China money rates mixed, good liquidity offsets end-month demand

SHANGHAI, Aug 28:  China’s money rates were mixed on Wednesday, with ample supply of short-term funds helping to offset seasonal demand at month-end, when banks need more cash to meet regulatory requirements such as the 75 percent loan-to-deposit ratio.
Liquidity was abundant after the injection of short-term funds from both the People’s Bank of China (PBOC) and the Ministry of Finance on Tuesday. Traders expect liquidity to remain relatively good in the near term.
However, the PBOC has re-issued three-year bills outside normal open market operations four times since July in order to lock up longer-term funds, a sign that authorities continue to implement a policy of keeping money-market liquidity relatively tight, traders said.

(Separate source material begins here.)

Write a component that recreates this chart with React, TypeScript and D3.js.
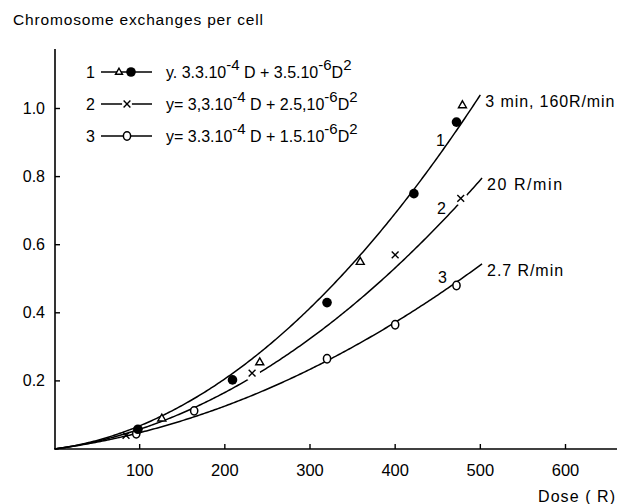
import React from 'react';
import * as d3 from 'd3';

const W = 625;
const H = 504;

const xTicks = [100, 200, 300, 400, 500, 600];
const yTicks = [0.2, 0.4, 0.6, 0.8, 1.0];
const yTickLabels = ['0.2', '0.4', '0.6', '0.8', '1.0'];

const seriesIds = ['1', '2', '3'];
const linearCoef = [3.3e-4, 3.3e-4, 3.3e-4];
const quadCoef = [3.5e-6, 2.5e-6, 1.5e-6];
const curveEnd = [500, 502, 502];
const rateLabels = ['3 min,  160R/min', '20 R/min', '2.7 R/min'];
const rateLabelWidths = [129, 75, 76];
const legendPrefix = ['y.', 'y=', 'y='];
const legendLinear = ['3.3.10', '3,3.10', '3.3.10'];
const legendQuad = ['3.5.10', '2.5,10', '1.5.10'];

// data points
const dotDose = [98, 209, 320, 422, 472];
const dotVal = [0.058, 0.203, 0.43, 0.75, 0.96];
const triDose = [126, 241, 359, 479];
const triVal = [0.09, 0.255, 0.55, 1.01];
const crossDose = [84, 232, 400, 477];
const crossVal = [0.04, 0.223, 0.57, 0.736];
const circleDose = [96, 164, 320, 400, 472];
const circleVal = [0.045, 0.112, 0.265, 0.365, 0.48];

const FONT = '"Liberation Sans", Arial, sans-serif';

const x = d3.scaleLinear().domain([0, 600]).range([54.5, 565.5]);
const y = d3.scaleLinear().domain([0, 1]).range([449, 108.5]);

function Tri({ cx, cy, s = 8 }: { cx: number; cy: number; s?: number }) {
  const h = s * 0.87;
  const p = d3.path();
  p.moveTo(cx, cy - h * 0.62);
  p.lineTo(cx + s / 2, cy + h * 0.38);
  p.lineTo(cx - s / 2, cy + h * 0.38);
  p.closePath();
  return <path d={p.toString()} fill="#fff" stroke="#000" strokeWidth={1.4} />;
}

function Cross({ cx, cy, halo = 0 }: { cx: number; cy: number; halo?: number }) {
  const r = 3.4;
  return (
    <g>
      {halo > 0 && <circle cx={cx} cy={cy} r={halo} fill="#fff" />}
      <line x1={cx - r} y1={cy - r} x2={cx + r} y2={cy + r} stroke="#000" strokeWidth={1.4} />
      <line x1={cx - r} y1={cy + r} x2={cx + r} y2={cy - r} stroke="#000" strokeWidth={1.4} />
    </g>
  );
}

function Ring({ cx, cy }: { cx: number; cy: number }) {
  return <ellipse cx={cx} cy={cy} rx={3.6} ry={4.2} fill="#fff" stroke="#000" strokeWidth={1.5} />;
}

function Dot({ cx, cy }: { cx: number; cy: number }) {
  return <circle cx={cx} cy={cy} r={4.8} fill="#000" />;
}

export default function App() {
  const curves = seriesIds.map((_, i) => {
    const doses = d3.range(0, curveEnd[i] + 0.01, 2);
    return d3
      .line<number>()
      .x((d) => x(d))
      .y((d) => y(linearCoef[i] * d + quadCoef[i] * d * d))(doses) as string;
  });

  const legendY = [72, 104, 136];
  const crossHalo = [0, 8, 0, 7];

  return (
    <svg
      width={W}
      height={H}
      style={{ position: 'absolute', left: 0, top: 0, background: '#fff' }}
      fontFamily={FONT}
    >
      <rect x={0} y={0} width={W} height={H} fill="#fff" />
      {/* title */}
      <text x={13} y={25} fontSize={15.5} fill="#000" textLength={250} lengthAdjust="spacing">
        Chromosome  exchanges per cell
      </text>

      {/* axes */}
      <line x1={55} y1={449} x2={617} y2={449} stroke="#000" strokeWidth={1.6} />
      <line x1={55} y1={449} x2={55} y2={49} stroke="#000" strokeWidth={1.6} />

      {xTicks.map((t) => (
        <g key={'xt' + t}>
          <line x1={x(t)} y1={449} x2={x(t)} y2={444} stroke="#000" strokeWidth={1.4} />
          <text x={x(t)} y={476} fontSize={16.5} textAnchor="middle" fill="#000">
            {t}
          </text>
        </g>
      ))}
      {yTicks.map((t, i) => (
        <g key={'yt' + t}>
          <line x1={55} y1={y(t)} x2={60} y2={y(t)} stroke="#000" strokeWidth={1.4} />
          <text x={45} y={y(t) + 5.5} fontSize={16} textAnchor="end" fill="#000">
            {yTickLabels[i]}
          </text>
        </g>
      ))}

      <text x={538} y={502} fontSize={16} fill="#000" textLength={77} lengthAdjust="spacing">
        Dose  ( R)
      </text>

      {/* curves */}
      {curves.map((d, i) => (
        <path key={'c' + i} d={d} fill="none" stroke="#000" strokeWidth={1.5} />
      ))}

      {/* curve labels */}
      <text x={436} y={146} fontSize={16} fill="#000">1</text>
      <text x={437} y={214} fontSize={16} fill="#000">2</text>
      <text x={438} y={283} fontSize={16} fill="#000">3</text>
      {rateLabels.map((t, i) => {
        const end = curveEnd[i];
        const v = linearCoef[i] * end + quadCoef[i] * end * end;
        return (
          <text
            key={'r' + i}
            x={x(end) + 5}
            y={y(v) + 12}
            fontSize={16}
            fill="#000"
            textLength={rateLabelWidths[i]}
            lengthAdjust="spacing"
          >
            {t}
          </text>
        );
      })}

      {/* markers */}
      {crossDose.map((d, i) => (
        <Cross key={'x' + i} cx={x(d)} cy={y(crossVal[i])} halo={crossHalo[i]} />
      ))}
      {circleDose.map((d, i) => (
        <Ring key={'o' + i} cx={x(d)} cy={y(circleVal[i])} />
      ))}
      {triDose.map((d, i) => (
        <Tri key={'t' + i} cx={x(d)} cy={y(triVal[i])} />
      ))}
      {dotDose.map((d, i) => (
        <Dot key={'d' + i} cx={x(d)} cy={y(dotVal[i])} />
      ))}

      {/* legend */}
      {seriesIds.map((id, i) => {
        const ly = legendY[i];
        return (
          <g key={'lg' + i}>
            <text x={86} y={ly + 6} fontSize={16} fill="#000">{id}</text>
            <line x1={101} y1={ly} x2={152} y2={ly} stroke="#000" strokeWidth={1.4} />
            {i === 0 && (
              <>
                <Tri cx={119} cy={ly} s={7} />
                <circle cx={131} cy={ly} r={4.8} fill="#000" />
              </>
            )}
            {i === 1 && <Cross cx={127} cy={ly} halo={5} />}
            {i === 2 && <Ring cx={127} cy={ly} />}
            <text x={166} y={ly + 6} fontSize={16} fill="#000">
              {legendPrefix[i]} {legendLinear[i]}
              <tspan dy={-8} fontSize={15}>-4</tspan>
              <tspan dy={8}> D + {legendQuad[i]}</tspan>
              <tspan dy={-8} fontSize={15}>-6</tspan>
              <tspan dy={8}>D</tspan>
              <tspan dy={-8} fontSize={15}>2</tspan>
            </text>
          </g>
        );
      })}
    </svg>
  );
}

‘The market is worried that only short-term money supply is good and that the PBOC could shift to tighter liquidity any time it wants,’ said a trader at a major Chinese state-owned bank in Shanghai.
‘We have money but we are just cautious not to lend too aggressively.’
The benchmark weighted-average seven-day bond repurchase rate rose four basis points to 4.29 percent on Wednesday.
The overnight rate added nine bps to 3.11 percent, but the 14-day rate tumbled 24 bps to 5 percent.